On January 4, 2016, Sims signed a futures contract with the Seattle Seahawks. On April 28, 2016, Sims was waived by the Seattle Seahawks after less than a year with the team.

On June 6, 2016, Sims was signed by the Saskatchewan Roughriders of the Canadian Football League (CFL). He competed for a backup spot with Brett Smith and B. J. Coleman. Sims was placed on the injured list on June 19, four days before the start of the regular season. He was released by the Roughriders on July 5, 2016.

Pre-draft measurables
| Height | Weight | Arm length | Hand span | Wingspan | 40-yard dash | 10-yard split | 20-yard split | 20-yard shuttle | Three-cone drill | Vertical jump | Broad jump |
| 6 ft 0+3⁄4 in (1.85 m) | 227 lb (103 kg) | 31+1⁄4 in (0.79 m) | 8+5⁄8 in (0.22 m) | 6 ft 4+1⁄2 in (1.94 m) | 4.95 s | 1.62 s | 2.78 s | 4.80 s | 7.72 s | 31.0 in (0.79 m) | 8 ft 7 in (2.62 m) |
All values from Pro Day

==Coaching career==
In 2017, Sims was named the head football coach at John Marshall High School in Virginia.

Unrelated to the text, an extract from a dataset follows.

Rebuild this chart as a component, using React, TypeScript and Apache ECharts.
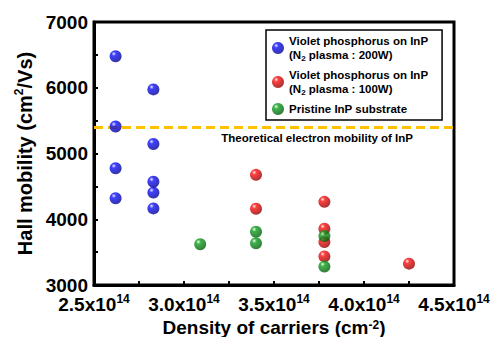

On January 31, 2020, Sims accepted the head coaching position at J.R. Tucker High School in Henrico County, also in the Richmond metropolitan area.

On January 11, 2023, Sims accepted the head coaching position at Princess Anne High School in Virginia Beach, Virginia. On November 12, 2024, Sims resigned as head football coach at Princess Anne after two
seasons and an overall record of 0–20.